[BEGIN Source records]

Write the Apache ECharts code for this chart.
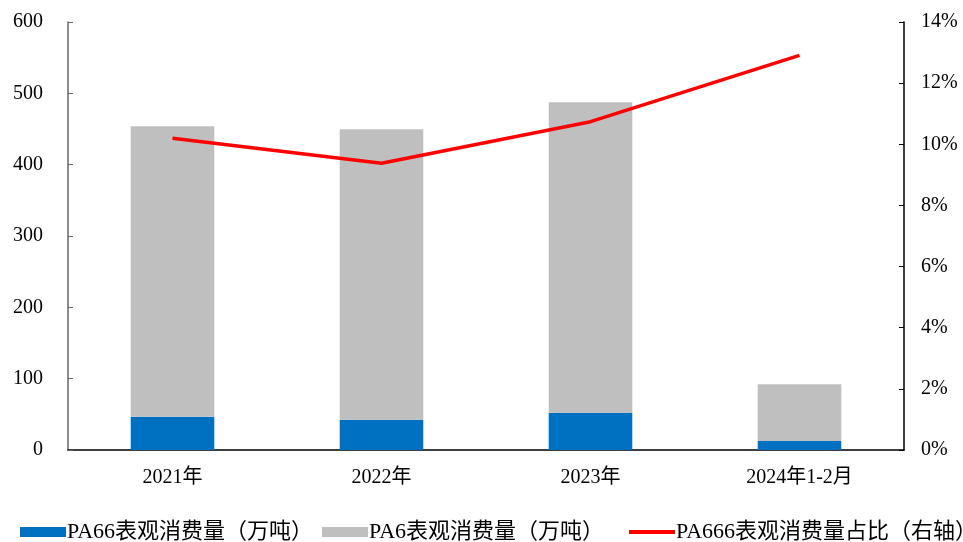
<!DOCTYPE html>
<html>
<head>
	<meta charset="UTF-8">
	<title>PA66 consumption</title>
	<style>html,body{margin:0;padding:0;background:#fff;}</style>
</head>
<body>
	<div id="main" style="width:963px;height:542px;"></div>

	<script type="text/javascript" src="https://cdn.jsdelivr.net/npm/echarts@6/dist/echarts.min.js"></script>
	<script type="text/javascript">
		var categories = ['2021年', '2022年', '2023年', '2024年1-2月'];
		// PA66 (blue, bottom of stack)
		var pa66 = [46.7, 42.5, 52.3, 12.6];
		// PA6 (gray, stacked on top)
		var pa6 = [407.3, 407.1, 435.1, 79.5];
		// ratio, right axis (%)
		var ratio = [10.2, 9.38, 10.74, 12.91];

		var leftTicks = { min: 0, max: 600, interval: 100 };
		var rightTicks = { min: 0, max: 14, interval: 2 };

		var font = '"Times New Roman","Liberation Serif","Noto Sans CJK SC",serif';

		var myChart = echarts.init(document.getElementById('main'));

		function legendFor(name, left, isLine) {
			return {
				left: left,
				top: 516,
				itemWidth: 46,
				itemHeight: isLine ? 4 : 10,
				icon: 'rect',
				itemGap: 0,
				data: [name],
				textStyle: { fontFamily: font, fontSize: 22, color: '#000', padding: [0, 0, 0, -4] }
			};
		}

		var option = {
			animation: false,
			textStyle: { fontFamily: font },
			grid: { left: 68, right: 59, top: 22, bottom: 92 },
			legend: [
				legendFor('PA66表观消费量（万吨）', 15, false),
				legendFor('PA6表观消费量（万吨）', 317, false),
				legendFor('PA666表观消费量占比（右轴）', 624, true)
			],
			xAxis: {
				type: 'category',
				data: categories,
				axisLine: { lineStyle: { color: '#000', width: 1.5 } },
				axisTick: { inside: true, length: 6, lineStyle: { color: '#000' } },
				axisLabel: { fontFamily: font, fontSize: 20, color: '#000', margin: 18 }
			},
			yAxis: [{
				type: 'value',
				min: leftTicks.min,
				max: leftTicks.max,
				interval: leftTicks.interval,
				splitLine: { show: false },
				axisLine: { show: true, lineStyle: { color: '#666', width: 1.5 } },
				axisTick: { show: true, inside: true, length: 5, lineStyle: { color: '#666' } },
				axisLabel: { fontFamily: font, fontSize: 20, color: '#000', margin: 25 }
			}, {
				type: 'value',
				position: 'right',
				min: rightTicks.min,
				max: rightTicks.max,
				interval: rightTicks.interval,
				splitLine: { show: false },
				axisLine: { show: true, lineStyle: { color: '#000', width: 1.5 } },
				axisTick: { show: true, inside: true, length: 5, lineStyle: { color: '#000' } },
				axisLabel: { fontFamily: font, fontSize: 20, color: '#000', margin: 17, formatter: '{value}%' }
			}],
			series: [{
				name: 'PA66表观消费量（万吨）',
				type: 'bar',
				stack: 'total',
				barWidth: '40%',
				data: pa66,
				itemStyle: { color: '#0070C0' }
			}, {
				name: 'PA6表观消费量（万吨）',
				type: 'bar',
				stack: 'total',
				data: pa6,
				itemStyle: { color: '#BFBFBF' }
			}, {
				name: 'PA666表观消费量占比（右轴）',
				type: 'line',
				yAxisIndex: 1,
				data: ratio,
				symbol: 'none',
				lineStyle: { color: '#FF0000', width: 3.5 },
				itemStyle: { color: '#FF0000' }
			}]
		};

		myChart.setOption(option);
	</script>
</body>
</html>
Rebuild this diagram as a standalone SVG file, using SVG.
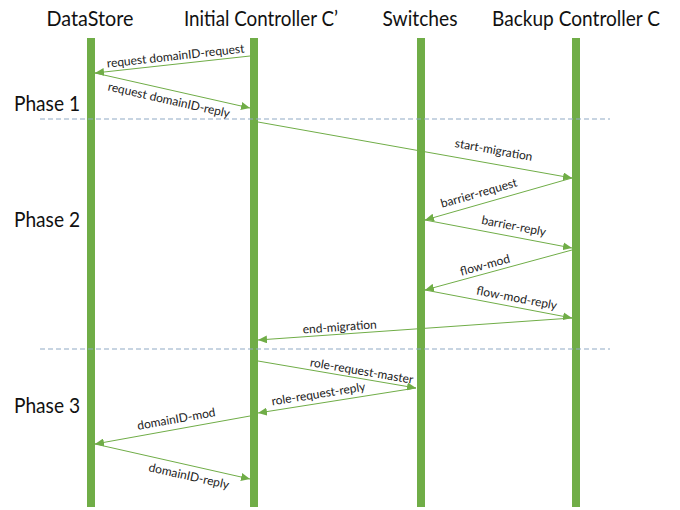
<svg xmlns="http://www.w3.org/2000/svg" width="680" height="510" viewBox="0 0 680 510">
<style>
.life{fill:#70AD47}
.hdr{font-family:Lato,"Open Sans","Liberation Sans",sans-serif;font-size:21px;fill:#111;text-anchor:middle}
.ph{font-family:Lato,"Open Sans","Liberation Sans",sans-serif;font-size:22px;fill:#111}
.msg{stroke:#70AD47;stroke-width:1;fill:none;marker-end:url(#ah)}
.lbl{font-family:Lato,"Open Sans","Liberation Sans",sans-serif;font-size:12px;fill:#222;text-anchor:middle}
.sep{stroke:#8FA9C4;stroke-width:1;stroke-dasharray:5 3}
</style>
<defs>
<marker id="ah" markerWidth="10" markerHeight="8" refX="9" refY="4" orient="auto" markerUnits="userSpaceOnUse">
<path d="M0,0 L9,4 L0,8 Z" fill="#70AD47"/>
</marker>
</defs>
<rect width="680" height="510" fill="#fff"/>
<g id="datastore"><rect class="life" x="87" y="38" width="8" height="469"/><text class="hdr" x="90" y="26" textLength="87" lengthAdjust="spacingAndGlyphs">DataStore</text></g>
<g id="initial"><rect class="life" x="250" y="38" width="8" height="469"/><text class="hdr" x="261" y="26" textLength="154" lengthAdjust="spacingAndGlyphs">Initial Controller C’</text></g>
<g id="switches"><rect class="life" x="417" y="38" width="8" height="469"/><text class="hdr" x="420" y="26" textLength="75" lengthAdjust="spacingAndGlyphs">Switches</text></g>
<g id="backup"><rect class="life" x="572" y="38" width="8" height="469"/><text class="hdr" x="576" y="26" textLength="168" lengthAdjust="spacingAndGlyphs">Backup Controller C</text></g>
<g id="phases">
<text class="ph" x="14" y="111" textLength="66" lengthAdjust="spacingAndGlyphs">Phase 1</text>
<text class="ph" x="14" y="227" textLength="66" lengthAdjust="spacingAndGlyphs">Phase 2</text>
<text class="ph" x="14" y="413" textLength="66" lengthAdjust="spacingAndGlyphs">Phase 3</text>
<line class="sep" x1="40" y1="119" x2="610" y2="119"/>
<line class="sep" x1="40" y1="349" x2="610" y2="349"/>
</g>
<g id="connectors">
<line class="msg" x1="250" y1="56" x2="95" y2="73"/>
<text class="lbl" transform="translate(176,60) rotate(-6.3)">request domainID-request</text>
<line class="msg" x1="95" y1="73" x2="250" y2="108"/>
<text class="lbl" transform="translate(168,104) rotate(12.7)">request domainID-reply</text>
<line class="msg" x1="258" y1="122" x2="572" y2="178"/>
<text class="lbl" transform="translate(493,154) rotate(10.1)">start-migration</text>
<line class="msg" x1="572" y1="178" x2="425" y2="220"/>
<text class="lbl" transform="translate(480,197) rotate(-16)">barrier-request</text>
<line class="msg" x1="425" y1="220" x2="572" y2="248"/>
<text class="lbl" transform="translate(513,230) rotate(10.8)">barrier-reply</text>
<line class="msg" x1="572" y1="250" x2="425" y2="290"/>
<text class="lbl" transform="translate(486,269) rotate(-15.2)">flow-mod</text>
<line class="msg" x1="425" y1="290" x2="572" y2="318"/>
<text class="lbl" transform="translate(516,302) rotate(10.8)">flow-mod-reply</text>
<line class="msg" x1="572" y1="318" x2="258" y2="340"/>
<text class="lbl" transform="translate(340,331) rotate(-4)">end-migration</text>
<line class="msg" x1="258" y1="361" x2="416" y2="388"/>
<text class="lbl" transform="translate(361,375) rotate(9.7)">role-request-master</text>
<line class="msg" x1="416" y1="388" x2="258" y2="413"/>
<text class="lbl" transform="translate(319,398) rotate(-9)">role-request-reply</text>
<line class="msg" x1="250" y1="416" x2="95" y2="444"/>
<text class="lbl" transform="translate(177,423) rotate(-10.2)">domainID-mod</text>
<line class="msg" x1="95" y1="444" x2="250" y2="479"/>
<text class="lbl" transform="translate(188,480) rotate(12.7)">domainID-reply</text>
</g>
</svg>
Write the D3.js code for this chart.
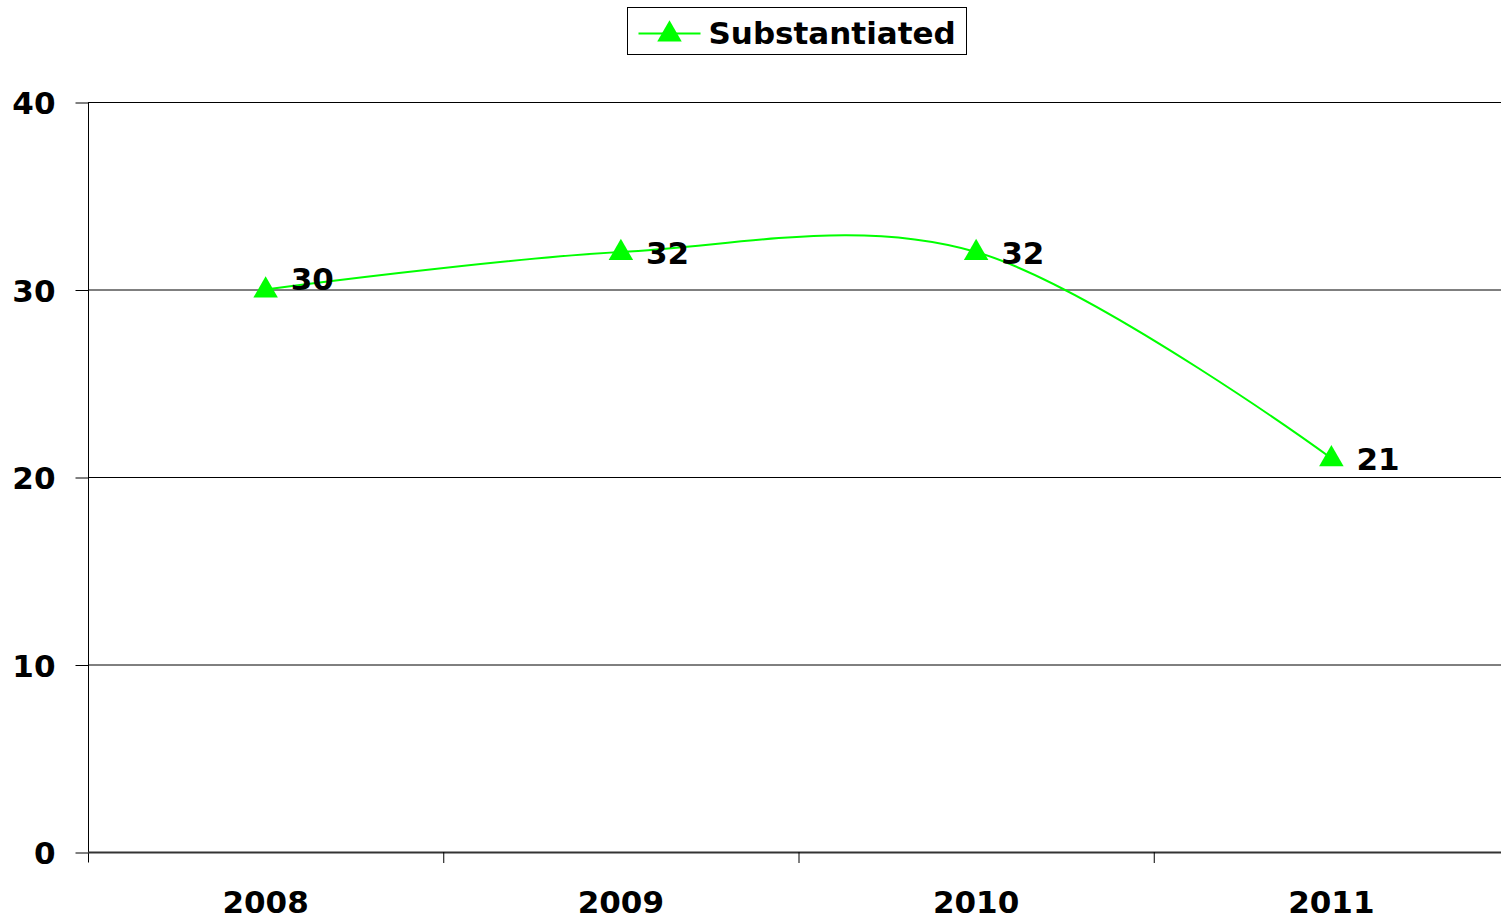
<!DOCTYPE html>
<html>
<head>
<meta charset="utf-8">
<script src="https://cdn.jsdelivr.net/npm/d3@7"></script>
<style>
  body { margin: 0; background: #fff; }
  svg text { font-family: 'DejaVu Sans', Verdana, sans-serif; font-weight: bold; }
</style>
</head>
<body>
<div id="chart"></div>
<script>
var years = ['2008', '2009', '2010', '2011'];
var substantiated = [30, 32, 32, 21];
var y_ticks = [0, 10, 20, 30, 40];
var series_name = 'Substantiated';

var width = 1501, height = 919;
var plot_left = 88, plot_top = 102, plot_bottom = 852, band = 355.25;
var font_size = 31;

var svg = d3.select('#chart')
  .append('svg')
  .attr('width', width)
  .attr('height', height);

var x = d3.scaleBand()
  .domain(years)
  .range([plot_left, plot_left + band * years.length]);

var y = d3.scaleLinear()
  .domain([0, 40])
  .range([plot_bottom, plot_top]);

// horizontal gridlines
svg.append('g')
  .selectAll('line')
  .data(y_ticks)
  .enter()
  .append('line')
  .attr('x1', plot_left)
  .attr('x2', width)
  .attr('y1', d => y(d) + 0.5)
  .attr('y2', d => y(d) + 0.5)
  .attr('stroke', '#000')
  .attr('stroke-width', 1);

// y axis
var y_axis = svg.append('g')
  .attr('transform', 'translate(' + (plot_left + 0.5) + ',0.5)')
  .call(d3.axisLeft(y).tickValues(y_ticks).tickSize(13).tickPadding(20));
y_axis.select('.domain').attr('stroke', '#000').attr('d', 'M0,' + plot_top + 'V' + (plot_bottom + 10));
y_axis.selectAll('text')
  .attr('font-size', font_size)
  .attr('fill', '#000')
  .attr('dy', '0.36em')
  .style('font-family', "'DejaVu Sans', Verdana, sans-serif")
  .style('font-weight', 'bold');

// x axis
var x_axis = svg.append('g')
  .attr('transform', 'translate(0,' + plot_bottom + ')');
x_axis.append('line')
  .attr('x1', plot_left)
  .attr('x2', width)
  .attr('y1', 0.5)
  .attr('y2', 0.5)
  .attr('stroke', '#333')
  .attr('stroke-width', 2);
x_axis.selectAll('.xtick')
  .data(years.slice(1))
  .enter()
  .append('line')
  .attr('class', 'xtick')
  .attr('x1', d => x(d) + 0.5)
  .attr('x2', d => x(d) + 0.5)
  .attr('y1', 0)
  .attr('y2', 11)
  .attr('stroke', '#000');
x_axis.selectAll('.xlabel')
  .data(years)
  .enter()
  .append('text')
  .attr('class', 'xlabel')
  .attr('x', d => x(d) + x.bandwidth() / 2)
  .attr('y', 61)
  .attr('text-anchor', 'middle')
  .attr('font-size', font_size)
  .text(d => d);

// smoothed line
var points = years.map((d, i) => ({year: d, value: substantiated[i]}));
var line = d3.line()
  .x(d => x(d.year) + x.bandwidth() / 2)
  .y(d => y(d.value))
  .curve(d3.curveCardinal.tension(0));

svg.append('path')
  .datum(points)
  .attr('d', line)
  .attr('fill', 'none')
  .attr('stroke', '#00ff00')
  .attr('stroke-width', 2);

var tri = d3.symbol().type(d3.symbolTriangle).size(260);
svg.selectAll('.marker')
  .data(points)
  .enter()
  .append('path')
  .attr('class', 'marker')
  .attr('d', tri)
  .attr('transform', d => 'translate(' + (x(d.year) + x.bandwidth() / 2) + ',' + (y(d.value) + 1) + ')')
  .attr('fill', '#00ff00');

svg.selectAll('.dlabel')
  .data(points)
  .enter()
  .append('text')
  .attr('class', 'dlabel')
  .attr('x', d => x(d.year) + x.bandwidth() / 2 + 25)
  .attr('y', d => y(d.value) + (d.year === '2008' ? 0 : 11.5))
  .attr('font-size', font_size)
  .text(d => d.value);

// legend
var legend = svg.append('g').attr('transform', 'translate(627.5,7.5)');
legend.append('rect')
  .attr('width', 339)
  .attr('height', 47)
  .attr('fill', '#fff')
  .attr('stroke', '#000');
legend.append('line')
  .attr('x1', 11).attr('x2', 73)
  .attr('y1', 26).attr('y2', 26)
  .attr('stroke', '#00ff00').attr('stroke-width', 2);
legend.append('path')
  .attr('d', tri)
  .attr('transform', 'translate(42,27)')
  .attr('fill', '#00ff00');
legend.append('text')
  .attr('x', 81)
  .attr('y', 36)
  .attr('font-size', font_size)
  .text(series_name);
</script>
</body>
</html>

[END Source records]

● Written problem: Establish how many lines of the material above hold the word "Write". Nothing but the count should be returned.

● Written answer: 2